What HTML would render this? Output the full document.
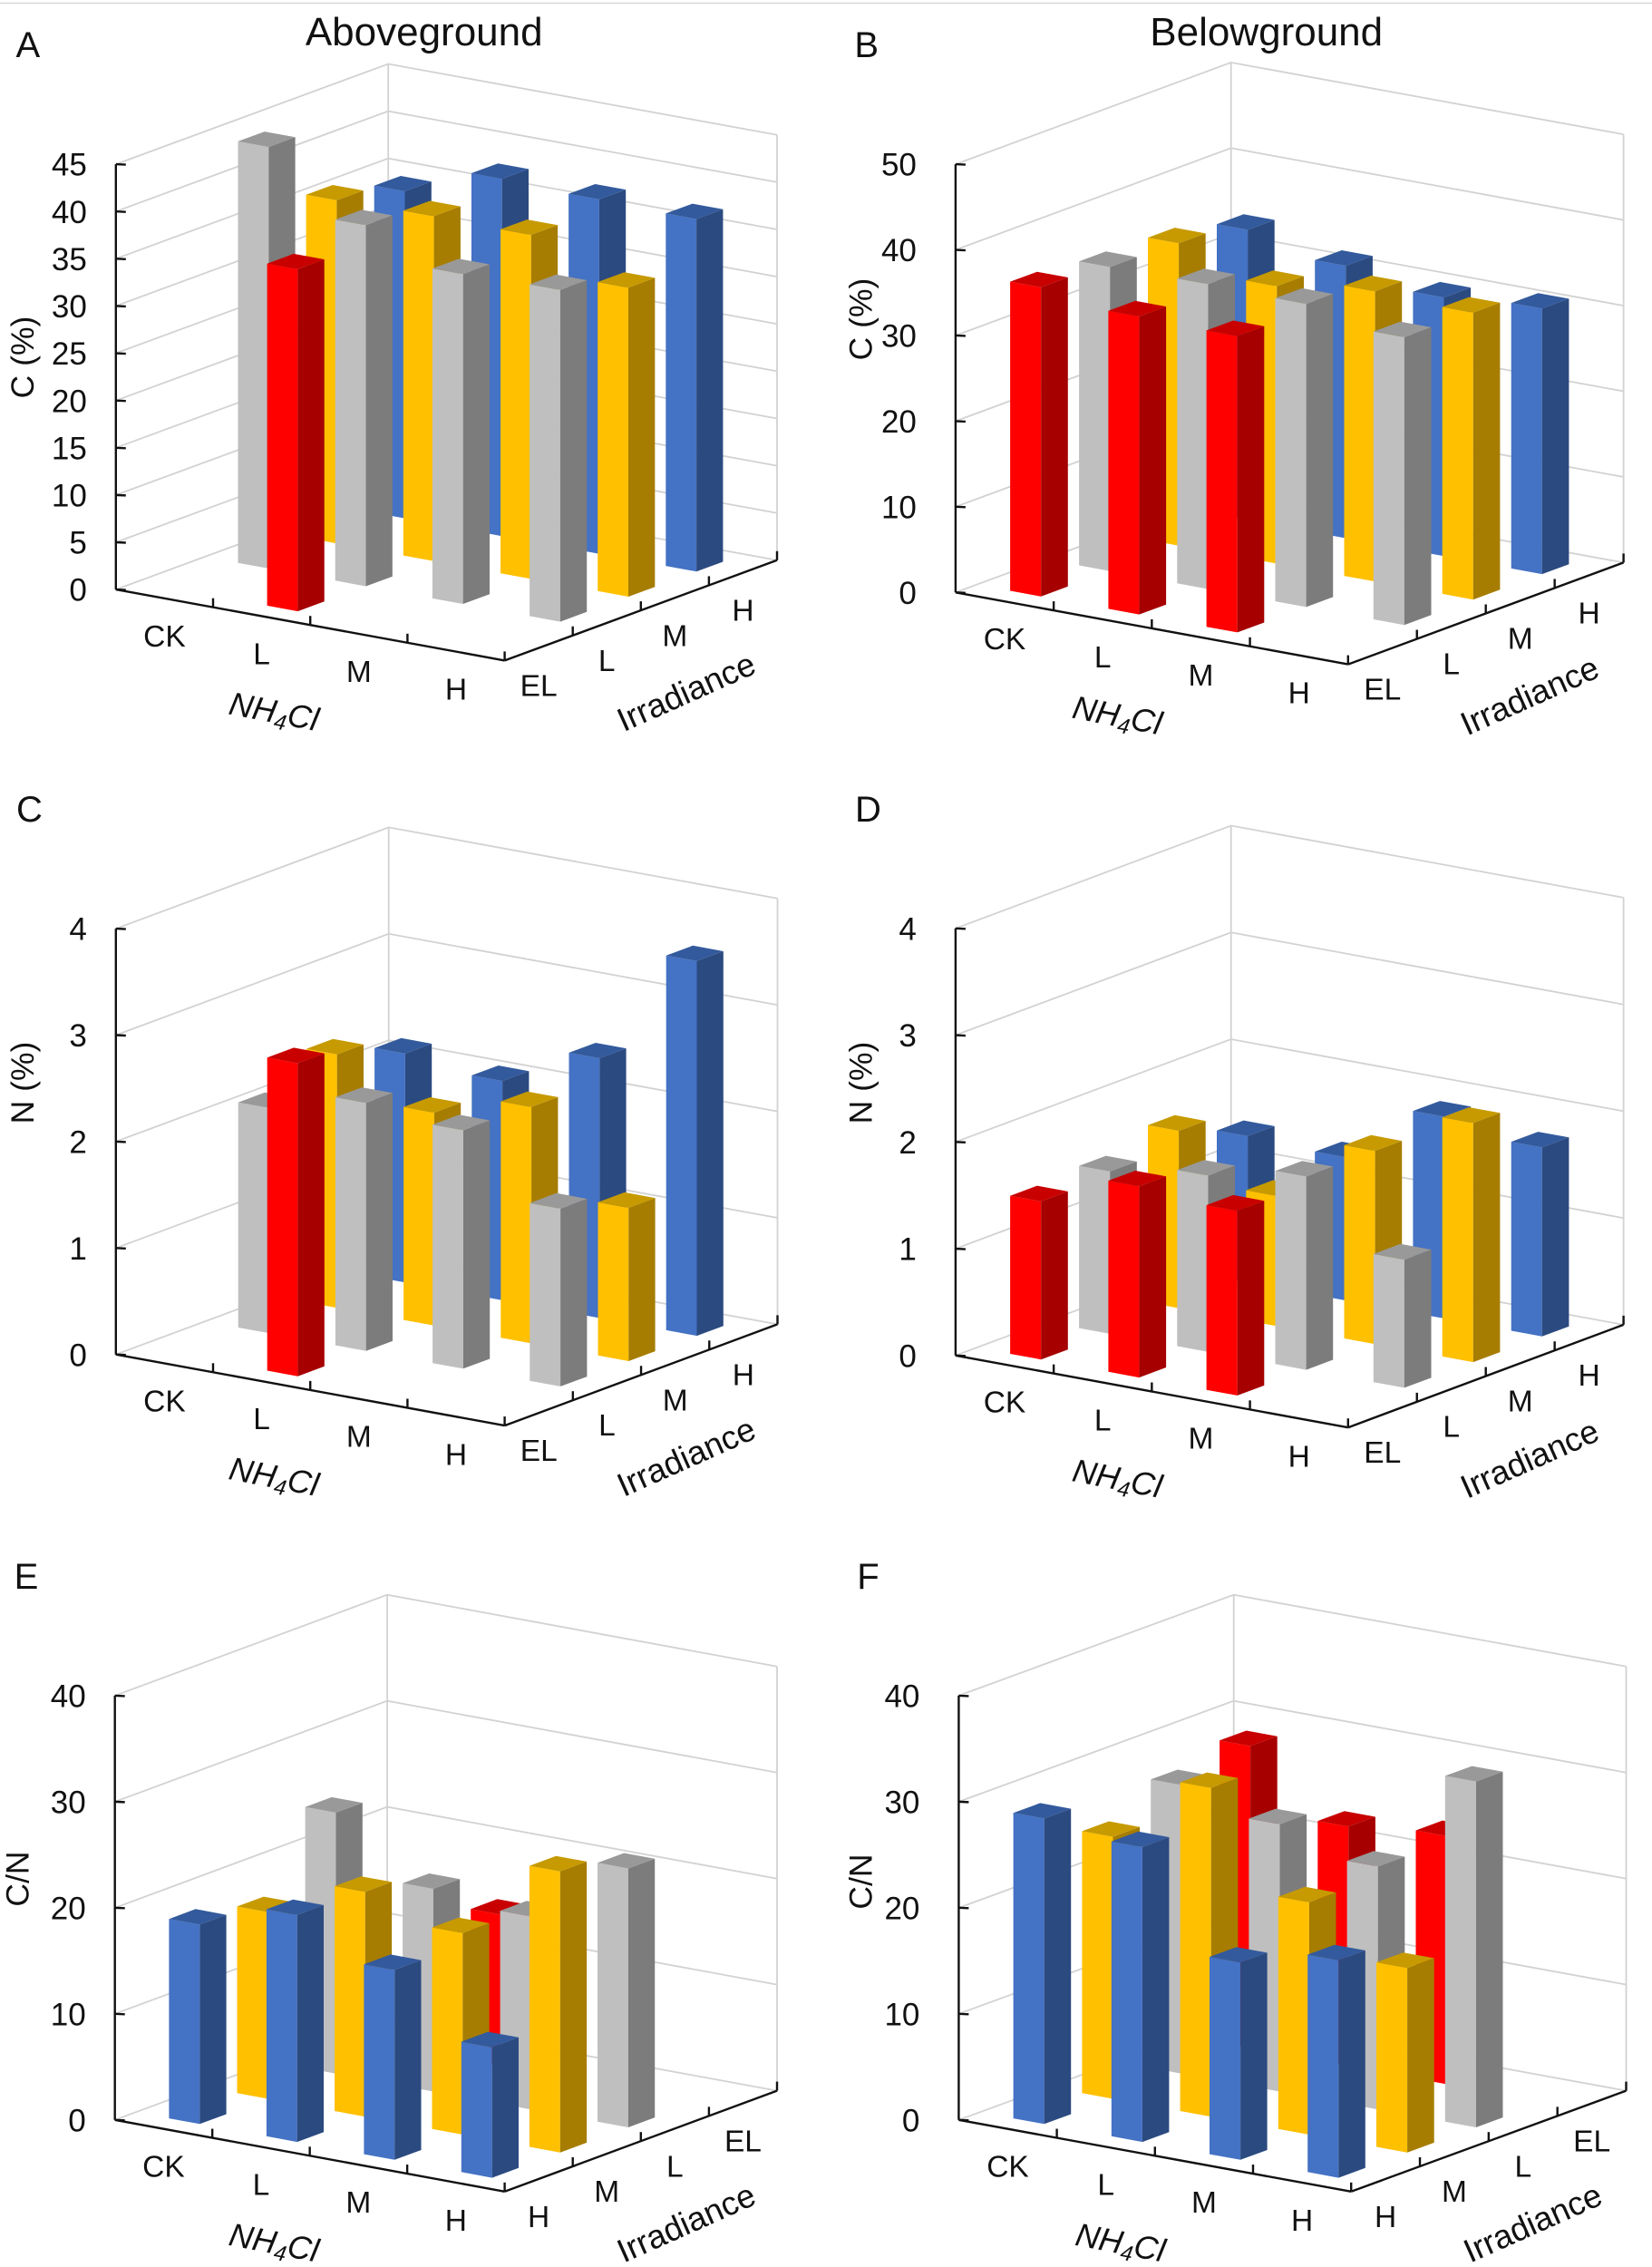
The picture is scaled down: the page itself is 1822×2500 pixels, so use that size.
<!DOCTYPE html>
<html lang="en">
<head>
<meta charset="utf-8">
<title>Aboveground and belowground C, N and C/N by NH4Cl and irradiance</title>
<style>
  html, body { margin: 0; padding: 0; background: #fff; }
  #figure { display: block; width: 1822px; height: 2500px; }
  text { font-family: "Liberation Sans", Arial, sans-serif; fill: #111; }
</style>
</head>
<body>
<svg id="figure" xmlns="http://www.w3.org/2000/svg" width="1822" height="2500" viewBox="0 0 1822 2500">
  <rect x="0" y="0" width="1822" height="2500" fill="#ffffff"/>
  <line x1="0" y1="3.5" x2="1822" y2="3.5" stroke="#d8d8d8" stroke-width="1.5"/>
  <text x="467.7" y="50" font-size="44" text-anchor="middle">Aboveground</text>
  <text x="1396.7" y="50" font-size="44" text-anchor="middle">Belowground</text>
  <text x="30.8" y="63" font-size="40" text-anchor="middle">A</text>
  <text x="955.7" y="63" font-size="40" text-anchor="middle">B</text>
  <text x="32.5" y="906" font-size="40" text-anchor="middle">C</text>
  <text x="957.5" y="906" font-size="40" text-anchor="middle">D</text>
  <text x="29" y="1752" font-size="40" text-anchor="middle">E</text>
  <text x="957.5" y="1752" font-size="40" text-anchor="middle">F</text>
</svg>

<script>
// ---------- Categories and tick labels ----------
const nh4clCategories = ['CK', 'L', 'M', 'H'];
const irradianceFrontEL = ['EL', 'L', 'M', 'H'];
const irradianceFrontH = ['H', 'M', 'L', 'EL'];
const ticksCarbonAbove = [0, 5, 10, 15, 20, 25, 30, 35, 40, 45];
const ticksCarbonBelow = [0, 10, 20, 30, 40, 50];
const ticksNitrogen = [0, 1, 2, 3, 4];
const ticksRatio = [0, 10, 20, 30, 40];

// ---------- Values by NH4Cl level (CK, L, M, H); null means no bar ----------
// Panel A: aboveground C (%)
const aRed = [null, 36.2, null, null];
const aGrey = [44.6, 38.2, 34.9, 35.1];
const aYellow = [36.3, 36.5, 36.4, 32.7];
const aBlue = [34.6, 37.8, 37.5, 37.3];
// Panel B: belowground C (%)
const bRed = [36.1, 34.8, 34.6, null];
const bGrey = [35.5, 35.6, 35.4, 33.6];
const bYellow = [35.3, 32.4, 33.9, 33.5];
const bBlue = [33.9, 31.8, 30.2, 31.0];
// Panel C: aboveground N (%)
const cRed = [null, 2.94, null, null];
const cGrey = [2.115, 2.33, 2.24, 1.67];
const cYellow = [2.38, 2.0, 2.22, 1.44];
const cBlue = [2.15, 2.06, 2.44, 3.52];
// Panel D: belowground N (%)
const dRed = [1.48, 1.79, 1.73, null];
const dGrey = [1.52, 1.65, 1.81, 1.20];
const dYellow = [1.66, 1.22, 1.81, 2.24];
const dBlue = [1.37, 1.34, 1.89, 1.77];
// Panel E: aboveground C/N
const eBlue = [18.8, 21.4, 17.9, 12.3];
const eYellow = [17.6, 21.2, 19.0, 26.5];
const eGrey = [24.6, 19.1, 18.2, 24.4];
const eRed = [null, 14.3, null, null];
// Panel F: belowground C/N
const fBlue = [28.8, 27.8, 18.6, 20.5];
const fYellow = [24.7, 31.0, 21.9, 17.4];
const fGrey = [27.2, 25.2, 22.9, 32.6];
const fRed = [28.5, 22.6, 23.4, null];

// ---------- Colours ----------
const palette = {
  red:    { front: '#ff0000', side: '#a60000', top: '#c80000' },
  grey:   { front: '#bfbfbf', side: '#7c7c7c', top: '#999999' },
  yellow: { front: '#ffc000', side: '#a67d00', top: '#c69a00' },
  blue:   { front: '#4472c4', side: '#2b4a80', top: '#335a9c' }
};

// ---------- Panel layout ----------
const panels = [
  { id: 'a', yTitle: 'C (%)', ticks: ticksCarbonAbove, irr: irradianceFrontEL,
    rows: [['red', aRed], ['grey', aGrey], ['yellow', aYellow], ['blue', aBlue]],
    ox: 127.8, oy: 650.1, fx: 556.6, fy: 728.4, rx: 857.0, ry: 617.8, h: 469, gap: 32, tx: 25, ty: 394 },
  { id: 'b', yTitle: 'C (%)', ticks: ticksCarbonBelow, irr: irradianceFrontEL,
    rows: [['red', bRed], ['grey', bGrey], ['yellow', bYellow], ['blue', bBlue]],
    ox: 1053.9, oy: 653.3, fx: 1486.8, fy: 732.6, rx: 1790.6, ry: 620.4, h: 472.2, gap: 43, tx: 949.5, ty: 352 },
  { id: 'c', yTitle: 'N (%)', ticks: ticksNitrogen, irr: irradianceFrontEL,
    rows: [['red', cRed], ['grey', cGrey], ['yellow', cYellow], ['blue', cBlue]],
    ox: 127.8, oy: 1493.7, fx: 556.6, fy: 1572.1, rx: 857.5, ry: 1460.4, h: 469.6, gap: 32, tx: 25, ty: 1194 },
  { id: 'd', yTitle: 'N (%)', ticks: ticksNitrogen, irr: irradianceFrontEL,
    rows: [['red', dRed], ['grey', dGrey], ['yellow', dYellow], ['blue', dBlue]],
    ox: 1053.9, oy: 1494.8, fx: 1486.8, fy: 1574.2, rx: 1790.6, ry: 1460.9, h: 471, gap: 43, tx: 949.5, ty: 1194 },
  { id: 'e', yTitle: 'C/N', ticks: ticksRatio, irr: irradianceFrontH,
    rows: [['blue', eBlue], ['yellow', eYellow], ['grey', eGrey], ['red', eRed]],
    ox: 126.7, oy: 2337.8, fx: 556.6, fy: 2416.8, rx: 857.0, ry: 2305.6, h: 467.9, gap: 32, tx: 19.3, ty: 2072 },
  { id: 'f', yTitle: 'C/N', ticks: ticksRatio, irr: irradianceFrontH,
    rows: [['blue', fBlue], ['yellow', fYellow], ['grey', fGrey], ['red', fRed]],
    ox: 1057.4, oy: 2337.8, fx: 1490.2, fy: 2416.8, rx: 1793.5, ry: 2305.6, h: 467.9, gap: 43, tx: 949.5, ty: 2075 }
];

const BAR_U = 0.315;   // bar width along the NH4Cl axis, as a share of one cell
const BAR_W = 0.39;    // bar depth along the irradiance axis, as a share of one cell
const LABEL_SIZE = 35;
const CATEGORY_SIZE = 33.5;
const SVGNS = 'http://www.w3.org/2000/svg';
const root = document.getElementById('figure');

function svgEl(tag, attrs, parent) {
  const el = document.createElementNS(SVGNS, tag);
  for (const k in attrs) el.setAttribute(k, attrs[k]);
  if (parent) parent.appendChild(el);
  return el;
}

function drawPanel(p) {
  const maxV = p.ticks[p.ticks.length - 1];
  const ux = p.fx - p.ox, uy = p.fy - p.oy;   // NH4Cl axis vector
  const wx = p.rx - p.fx, wy = p.ry - p.fy;   // irradiance axis vector
  const bx = p.ox + wx, by = p.oy + wy;       // back corner of the floor

  // axis functions: u and w in cell units, v in data units
  const X = (u, w) => p.ox + ux * u / 4 + wx * w / 4;
  const Y = (u, w, v) => p.oy + uy * u / 4 + wy * w / 4 - (v / maxV) * p.h;
  const pt = (u, w, v) => X(u, w).toFixed(1) + ',' + Y(u, w, v).toFixed(1);

  const g = svgEl('g', {}, root);
  
  

  // ----- walls and grid -----
  const grid = svgEl('g', { stroke: '#d2d2d2', 'stroke-width': 1.8, fill: 'none' }, g);
  
  
  p.ticks.forEach(function (t) {
    const line = svgEl('polyline', { points: pt(0, 0, t) + ' ' + pt(0, 4, t) + ' ' + pt(4, 4, t) }, grid);
    
    
  });
  const backEdge = svgEl('line', { x1: bx, y1: by, x2: bx, y2: by - p.h }, grid);
  
  
  const rightEdge = svgEl('line', { x1: p.rx, y1: p.ry, x2: p.rx, y2: p.ry - p.h }, grid);
  
  

  // ----- bars, painted back to front -----
  for (let j = 3; j >= 0; j--) {
    const colour = p.rows[j][0];
    const values = p.rows[j][1];
    const shades = palette[colour];
    values.forEach(function (v, i) {
      if (v === null) return;
      const u0 = i + 0.5 - BAR_U / 2, u1 = i + 0.5 + BAR_U / 2;
      const w0 = j + 0.5 - BAR_W / 2, w1 = j + 0.5 + BAR_W / 2;
      const bar = svgEl('g', {}, g);
      
      
      const front = svgEl('polygon', { fill: shades.front,
        points: [pt(u0, w0, 0), pt(u1, w0, 0), pt(u1, w0, v), pt(u0, w0, v)].join(' ') }, bar);
      
      
      const side = svgEl('polygon', { fill: shades.side,
        points: [pt(u1, w0, 0), pt(u1, w1, 0), pt(u1, w1, v), pt(u1, w0, v)].join(' ') }, bar);
      
      
      const top = svgEl('polygon', { fill: shades.top,
        points: [pt(u0, w0, v), pt(u1, w0, v), pt(u1, w1, v), pt(u0, w1, v)].join(' ') }, bar);
      
      
    });
  }

  // ----- black axes -----
  const axes = svgEl('g', { stroke: '#111', 'stroke-width': 2.4, fill: 'none' }, g);
  
  
  const yAxis = svgEl('line', { x1: p.ox, y1: p.oy, x2: p.ox, y2: p.oy - p.h }, axes);
  
  
  const nh4Axis = svgEl('line', { x1: p.ox, y1: p.oy, x2: p.fx, y2: p.fy }, axes);
  
  
  const irrAxis = svgEl('line', { x1: p.fx, y1: p.fy, x2: p.rx, y2: p.ry }, axes);
  
  

  // y ticks and labels
  p.ticks.forEach(function (t) {
    const y = p.oy - (t / maxV) * p.h;
    const tick = svgEl('line', { x1: p.ox, y1: y, x2: p.ox + 11, y2: y + 0.5 }, axes);
    
    
    const label = svgEl('text', { x: p.ox - p.gap, y: y + LABEL_SIZE * 0.36, 'font-size': LABEL_SIZE, 'text-anchor': 'end' }, g);
    label.textContent = String(t);
    
    
  });

  // NH4Cl and irradiance ticks
  for (let k = 1; k <= 4; k++) {
    const nx = p.ox + ux * k / 4, ny = p.oy + uy * k / 4;
    const t1 = svgEl('line', { x1: nx, y1: ny, x2: nx, y2: ny - 10 }, axes);
    
    
    const ix = p.fx + wx * k / 4, iy = p.fy + wy * k / 4;
    const t2 = svgEl('line', { x1: ix, y1: iy, x2: ix, y2: iy - 10 }, axes);
    
    
  }

  // category labels
  nh4clCategories.forEach(function (c, i) {
    const lx = p.ox + ux * (i + 0.5) / 4;
    const ly = p.oy + uy * (i + 0.5) / 4 + 41;
    const label = svgEl('text', { x: lx, y: ly + 12, 'font-size': CATEGORY_SIZE, 'text-anchor': 'middle' }, g);
    label.textContent = c;
    
    
  });
  p.irr.forEach(function (c, j) {
    const lx = p.fx + wx * (j + 0.5) / 4;
    const ly = p.fy + wy * (j + 0.5) / 4 + 41;
    const label = svgEl('text', { x: lx, y: ly + 12, 'font-size': CATEGORY_SIZE, 'text-anchor': 'middle' }, g);
    label.textContent = c;
    
    
  });

  // axis titles
  const yT = svgEl('text', { x: 0, y: 0, 'font-size': 35.5, 'text-anchor': 'middle',
    transform: 'translate(' + (p.tx + 12) + ',' + p.ty + ') rotate(-90)' }, g);
  yT.textContent = p.yTitle;
  
  

  const nT = svgEl('text', { x: 0, y: 0, 'font-size': 36, 'font-style': 'italic', 'text-anchor': 'middle',
    transform: 'translate(' + (p.fx - 254.5) + ',' + (p.fy + 56.5) + ') rotate(11) translate(0,12)' }, g);
  
  
  const s1 = svgEl('tspan', {}, nT);
  s1.textContent = 'NH';
  const s2 = svgEl('tspan', { 'font-size': 24, dy: 6 }, nT);
  s2.textContent = '4';
  const s3 = svgEl('tspan', { dy: -6 }, nT);
  s3.textContent = 'Cl';

  const iT = svgEl('text', { x: 0, y: 0, 'font-size': 36.5, 'text-anchor': 'middle',
    transform: 'translate(' + (p.fx + 200.4) + ',' + (p.fy + 35) + ') rotate(-24) translate(0,12)' }, g);
  iT.textContent = 'Irradiance';
  
  
}

panels.forEach(drawPanel);
</script>
</body>
</html>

→ **Direction**
From the data above, copy each line where the string "document" appears.

→ **Result of this exercise**
What HTML would render this? Output the full document.
const root = document.getElementById('figure');
  const el = document.createElementNS(SVGNS, tag);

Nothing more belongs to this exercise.